## begin Data lines

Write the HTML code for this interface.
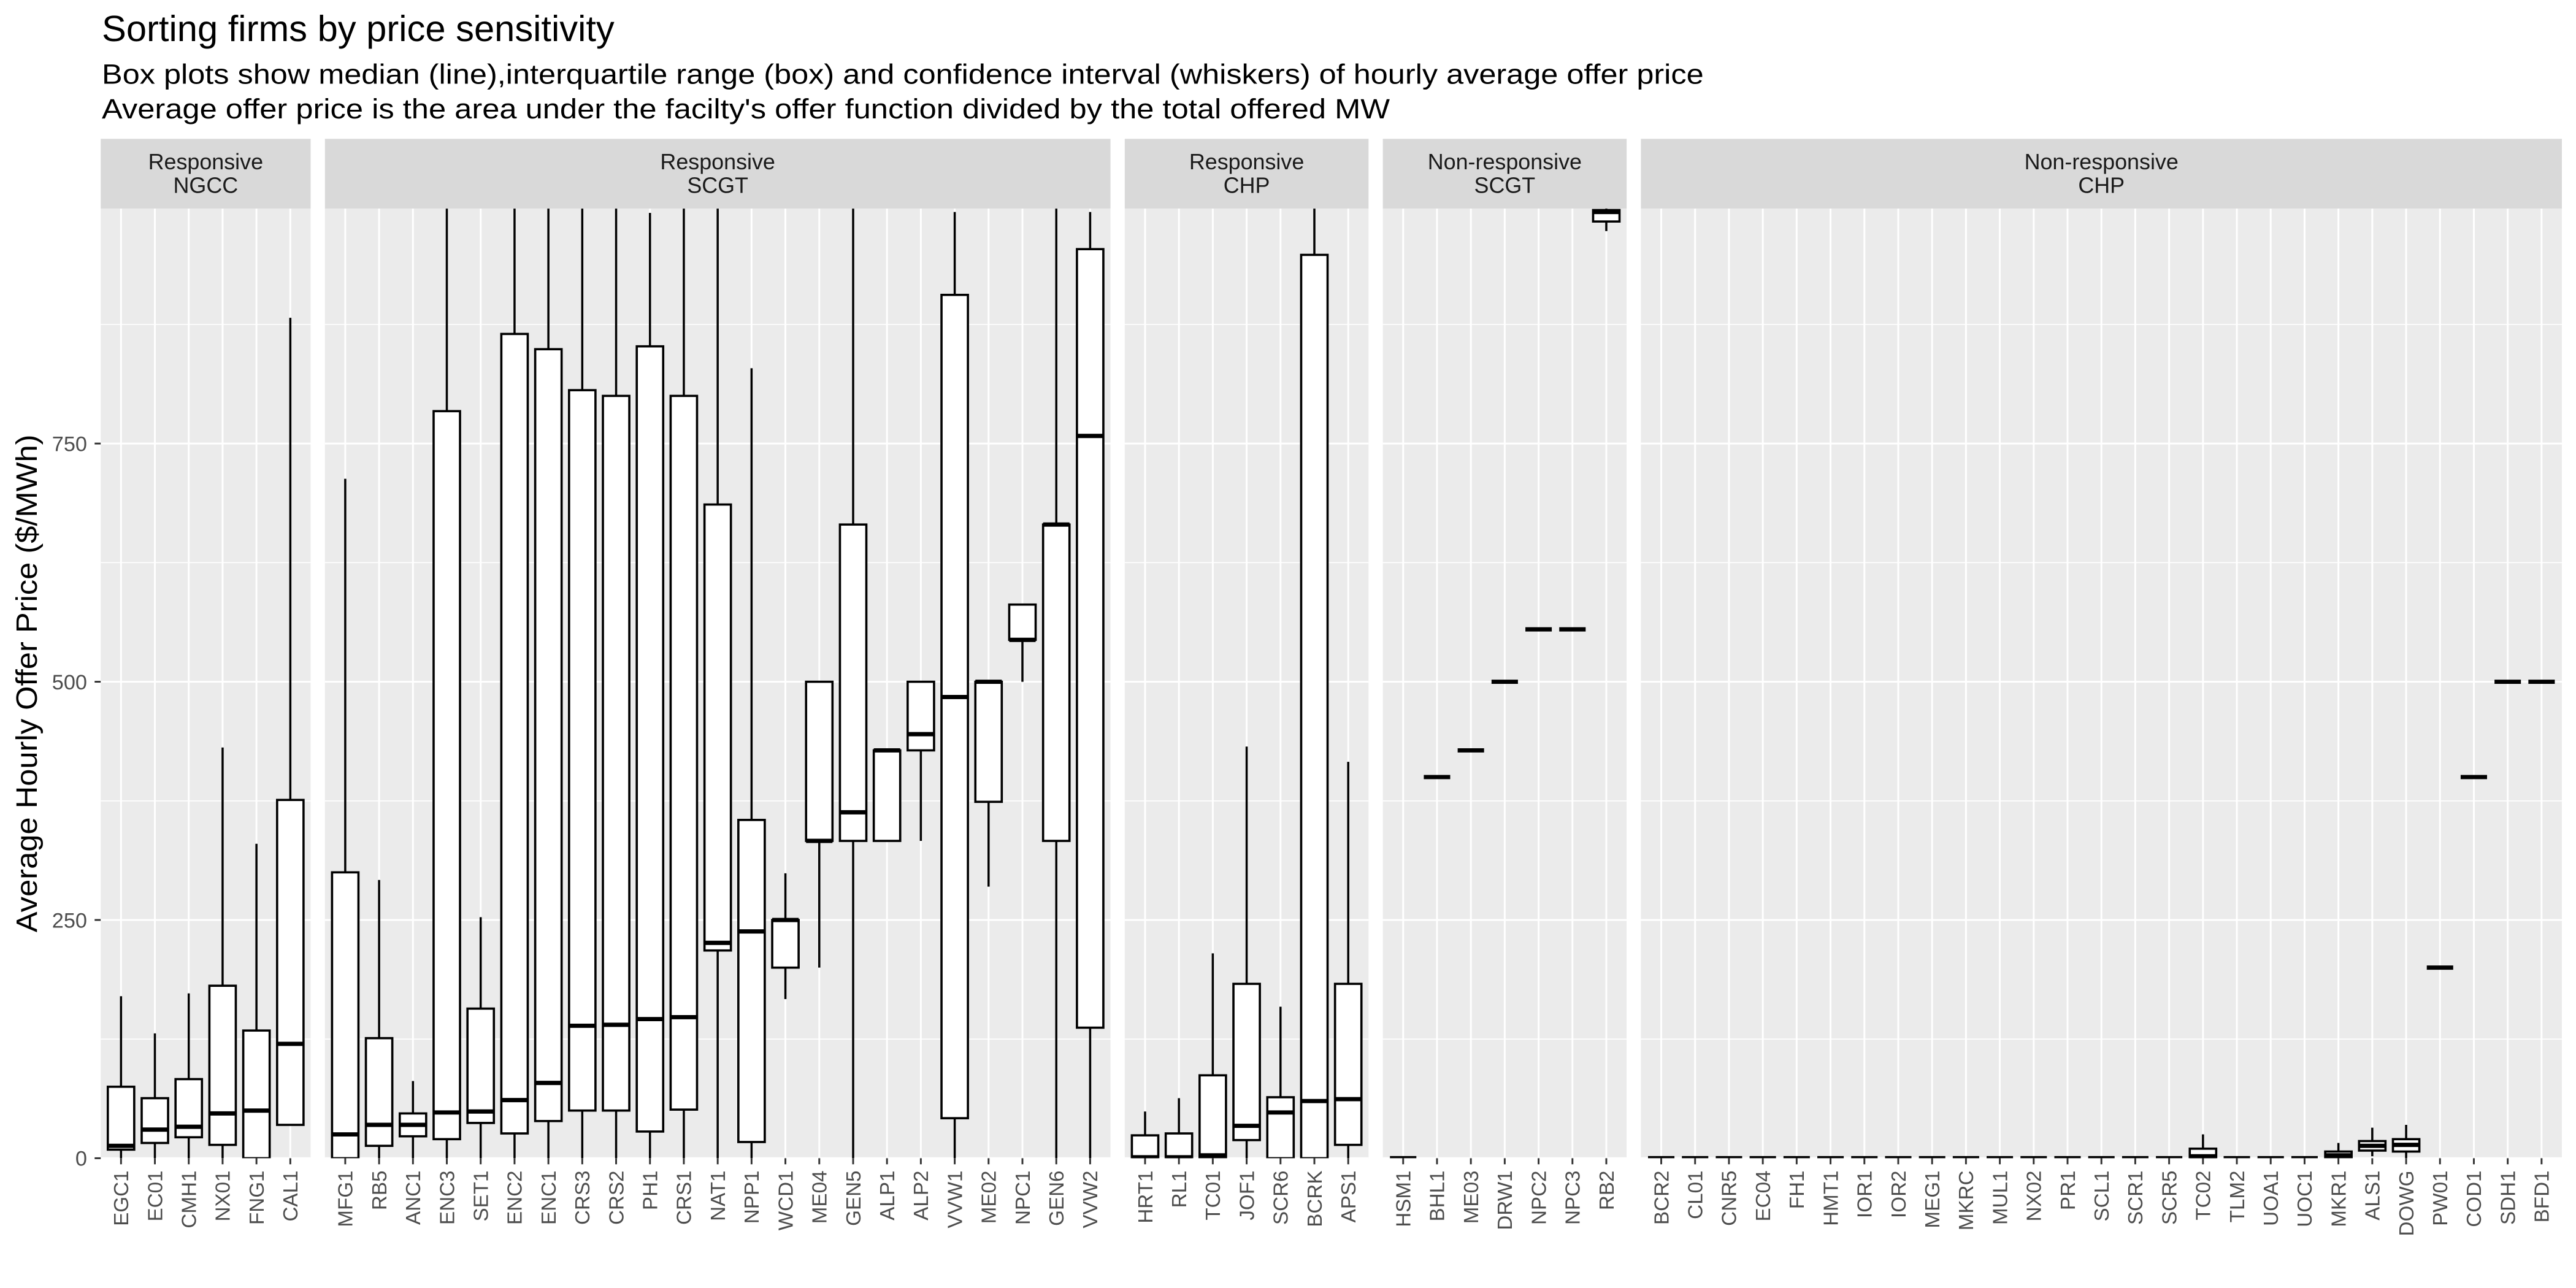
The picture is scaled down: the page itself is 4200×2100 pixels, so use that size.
<!DOCTYPE html>
<html><head><meta charset="utf-8">
<style>
html,body{margin:0;padding:0;background:#fff;}
svg{display:block;}
text{font-family:"Liberation Sans",Arial,sans-serif;}
</style></head>
<body>
<svg id="chart" xmlns="http://www.w3.org/2000/svg" width="4200" height="2100" viewBox="0 0 1568 784">
<rect x="0" y="0" width="1568" height="784" fill="#fff"/>
<text x="62" y="25" font-size="22" fill="#000" textLength="312" lengthAdjust="spacingAndGlyphs">Sorting firms by price sensitivity</text>
<text x="62" y="51" font-size="17" fill="#000" textLength="975" lengthAdjust="spacingAndGlyphs">Box plots show median (line),interquartile range (box) and confidence interval (whiskers) of hourly average offer price</text>
<text x="62" y="72" font-size="17" fill="#000" textLength="784" lengthAdjust="spacingAndGlyphs">Average offer price is the area under the facilty's offer function divided by the total offered MW</text>
<text transform="translate(22.4,416) rotate(-90)" text-anchor="middle" font-size="18" fill="#000" textLength="303" lengthAdjust="spacingAndGlyphs">Average Hourly Offer Price ($/MWh)</text>
<defs id="defs"></defs>
<g id="panels"></g>
</svg>
<script>
const panelLine1 = ["Responsive","Responsive","Responsive","Non-responsive","Non-responsive"];
const panelLine2 = ["NGCC","SCGT","CHP","SCGT","CHP"];
const panelCats = [
 ["EGC1","EC01","CMH1","NX01","FNG1","CAL1"],
 ["MFG1","RB5","ANC1","ENC3","SET1","ENC2","ENC1","CRS3","CRS2","PH1","CRS1","NAT1","NPP1","WCD1","ME04","GEN5","ALP1","ALP2","VVW1","ME02","NPC1","GEN6","VVW2"],
 ["HRT1","RL1","TC01","JOF1","SCR6","BCRK","APS1"],
 ["HSM1","BHL1","ME03","DRW1","NPC2","NPC3","RB2"],
 ["BCR2","CL01","CNR5","EC04","FH1","HMT1","IOR1","IOR2","MEG1","MKRC","MUL1","NX02","PR1","SCL1","SCR1","SCR5","TC02","TLM2","UOA1","UOC1","MKR1","ALS1","DOWG","PW01","COD1","SDH1","BFD1"]
];
// per-panel stats: lower whisker, q1, median, q3, upper whisker
const lowVals = [
 [0,0,0,0,0,35],
 [0,0,0,0,0,0,0,0,0,0,0,0,0,167,200,0,333,333,0,285,500,0,0],
 [0,0,0,0,0,0,0],
 [0,400,428,500,555,555,973],
 [0,0,0,0,0,0,0,0,0,0,0,0,0,0,0,0,0,0,0,0,0,2,0,200,400,500,500]
];
const q1Vals = [
 [9,16,22,14,0,35],
 [0,13,23,20,37,26,39,50,50,28,51,218,17,200,333,333,333,428,42,374,544,333,137],
 [0,0,0,19,0,0,14],
 [0,400,428,500,555,555,983],
 [0,0,0,0,0,0,0,0,0,0,0,0,0,0,0,0,1,0,0,0,0,8,7,200,400,500,500]
];
const medVals = [
 [13,30,33,47,50,120],
 [25,35,35,48,49,61,79,139,140,146,148,226,238,250,333,363,428,445,484,500,544,665,758],
 [1,1,3,34,48,60,62],
 [0,400,428,500,555,555,993],
 [0,0,0,0,0,0,0,0,0,0,0,0,0,0,0,0,2,0,0,0,3,13,14,200,400,500,500]
];
const q3Vals = [
 [75,63,83,181,134,376],
 [300,126,47,784,157,865,849,806,800,852,800,686,355,250,500,665,428,500,906,500,581,665,954],
 [24,26,87,183,64,948,183],
 [0,400,428,500,555,555,995],
 [0,0,0,0,0,0,0,0,0,0,0,0,0,0,0,0,10,0,0,0,7,18,20,200,400,500,500]
];
const highVals = [
 [170,131,173,431,330,882],
 [713,292,81,1000,253,1000,1000,1000,1000,992,1000,1000,829,299,500,1000,428,500,993,500,581,1000,993],
 [49,63,215,432,159,1000,416],
 [0,400,428,500,555,555,1000],
 [0,0,0,0,0,0,0,0,0,0,0,0,0,0,0,0,25,0,0,0,16,32,35,200,400,500,500]
];
const yMajorTicks = [0,250,500,750];
const yTickLabels = ["0","250","500","750"];
const yMinorTicks = [125,375,625,875];

const NS = "http://www.w3.org/2000/svg";
const svg = document.getElementById("chart");
const panelsG = document.getElementById("panels");
const defs = document.getElementById("defs");
const PANEL_TOP = 127, PANEL_BOTTOM = 705, Y_MAX = 996.5;
const STRIP_TOP = 84.5;
const X0 = 61.3, UNIT = 20.61, GAP = 8.7;
function yScale(v){ return PANEL_BOTTOM - v/Y_MAX*(PANEL_BOTTOM-PANEL_TOP); }
function mk(tag, attrs, parent){
  const el = document.createElementNS(NS, tag);
  for (const k in attrs) el.setAttribute(k, attrs[k]);
  parent.appendChild(el);
  return el;
}
yMajorTicks.forEach((t,i)=>{
  const tk = mk("line",{x1:57.6,x2:61.3,y1:yScale(t),y2:yScale(t),stroke:"#333",'stroke-width':1.1},svg);
  
  
  const lb = mk("text",{x:53,y:yScale(t)+4.6,'text-anchor':'end','font-size':12.8,fill:'#4d4d4d'},svg);
  lb.textContent = yTickLabels[i];
  
  
});
let px = X0;
panelCats.forEach((cats,p)=>{
  const w = (cats.length+0.2)*UNIT;
  const g = mk("g",{},panelsG);
  
  
  const strip = mk("rect",{x:px,y:STRIP_TOP,width:w,height:PANEL_TOP-STRIP_TOP,fill:"#d9d9d9"},g);
  
  
  const s1 = mk("text",{x:px+w/2,y:103,'text-anchor':'middle','font-size':13.4,fill:'#1a1a1a'},g);
  s1.textContent = panelLine1[p];
  
  
  const s2 = mk("text",{x:px+w/2,y:117.5,'text-anchor':'middle','font-size':13.4,fill:'#1a1a1a'},g);
  s2.textContent = panelLine2[p];
  
  
  const bg = mk("rect",{x:px,y:PANEL_TOP,width:w,height:PANEL_BOTTOM-PANEL_TOP,fill:"#ebebeb"},g);
  
  
  yMinorTicks.forEach(t=>{
    const l = mk("line",{x1:px,x2:px+w,y1:yScale(t),y2:yScale(t),stroke:"#fff",'stroke-width':0.6},g);
    
    
  });
  yMajorTicks.forEach(t=>{
    const l = mk("line",{x1:px,x2:px+w,y1:yScale(t),y2:yScale(t),stroke:"#fff",'stroke-width':1.1},g);
    
    
  });
  const cp = mk("clipPath",{id:"clip"+p},defs);
  mk("rect",{x:px,y:PANEL_TOP,width:w,height:PANEL_BOTTOM-PANEL_TOP},cp);
  const xs = cats.map((c,i)=> px + (0.6+i)*UNIT);
  xs.forEach(x=>{
    const l = mk("line",{x1:x,x2:x,y1:PANEL_TOP,y2:PANEL_BOTTOM,stroke:"#fff",'stroke-width':1.1},g);
    
    
  });
  const marks = mk("g",{'clip-path':'url(#clip'+p+')'},g);
  
  
  const bw = 0.78*UNIT;
  cats.forEach((c,i)=>{
    const x = xs[i];
    const bx = mk("g",{},marks);
    
    
    const wu = mk("line",{x1:x,x2:x,y1:yScale(q3Vals[p][i]),y2:yScale(highVals[p][i]),stroke:"#000",'stroke-width':1.3},bx);
    
    
    const wl = mk("line",{x1:x,x2:x,y1:yScale(q1Vals[p][i]),y2:yScale(lowVals[p][i]),stroke:"#000",'stroke-width':1.3},bx);
    
    
    const top = yScale(q3Vals[p][i]), bot = yScale(q1Vals[p][i]);
    const r = mk("rect",{x:x-bw/2,y:top,width:bw,height:Math.max(0,bot-top),fill:"#fff",stroke:"#000",'stroke-width':1.35},bx);
    
    
    const m = mk("line",{x1:x-bw/2,x2:x+bw/2,y1:yScale(medVals[p][i]),y2:yScale(medVals[p][i]),stroke:"#000",'stroke-width':2.6},bx);
    
    
    const tk = mk("line",{x1:x,x2:x,y1:PANEL_BOTTOM,y2:PANEL_BOTTOM+3.7,stroke:"#333",'stroke-width':1.1},g);
    
    
    const lb = mk("text",{transform:'translate('+(x+4.4)+','+(PANEL_BOTTOM+7.5)+') rotate(-90)','text-anchor':'end','font-size':12.4,fill:'#4d4d4d'},g);
    lb.textContent = c;
    
    
  });
  px += w + GAP;
});
</script>
</body></html>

## end Data lines

Given task: Pick out the lines that have the word "size". Copy them all.

The response:
The picture is scaled down: the page itself is 4200×2100 pixels, so use that size.
<text x="62" y="25" font-size="22" fill="#000" textLength="312" lengthAdjust="spacingAndGlyphs">Sorting firms by price sensitivity</text>
<text x="62" y="51" font-size="17" fill="#000" textLength="975" lengthAdjust="spacingAndGlyphs">Box plots show median (line),interquartile range (box) and confidence interval (whiskers) of hourly average offer price</text>
<text x="62" y="72" font-size="17" fill="#000" textLength="784" lengthAdjust="spacingAndGlyphs">Average offer price is the area under the facilty's offer function divided by the total offered MW</text>
<text transform="translate(22.4,416) rotate(-90)" text-anchor="middle" font-size="18" fill="#000" textLength="303" lengthAdjust="spacingAndGlyphs">Average Hourly Offer Price ($/MWh)</text>
  const lb = mk("text",{x:53,y:yScale(t)+4.6,'text-anchor':'end','font-size':12.8,fill:'#4d4d4d'},svg);
  const s1 = mk("text",{x:px+w/2,y:103,'text-anchor':'middle','font-size':13.4,fill:'#1a1a1a'},g);
  const s2 = mk("text",{x:px+w/2,y:117.5,'text-anchor':'middle','font-size':13.4,fill:'#1a1a1a'},g);
    const lb = mk("text",{transform:'translate('+(x+4.4)+','+(PANEL_BOTTOM+7.5)+') rotate(-90)','text-anchor':'end','font-size':12.4,fill:'#4d4d4d'},g);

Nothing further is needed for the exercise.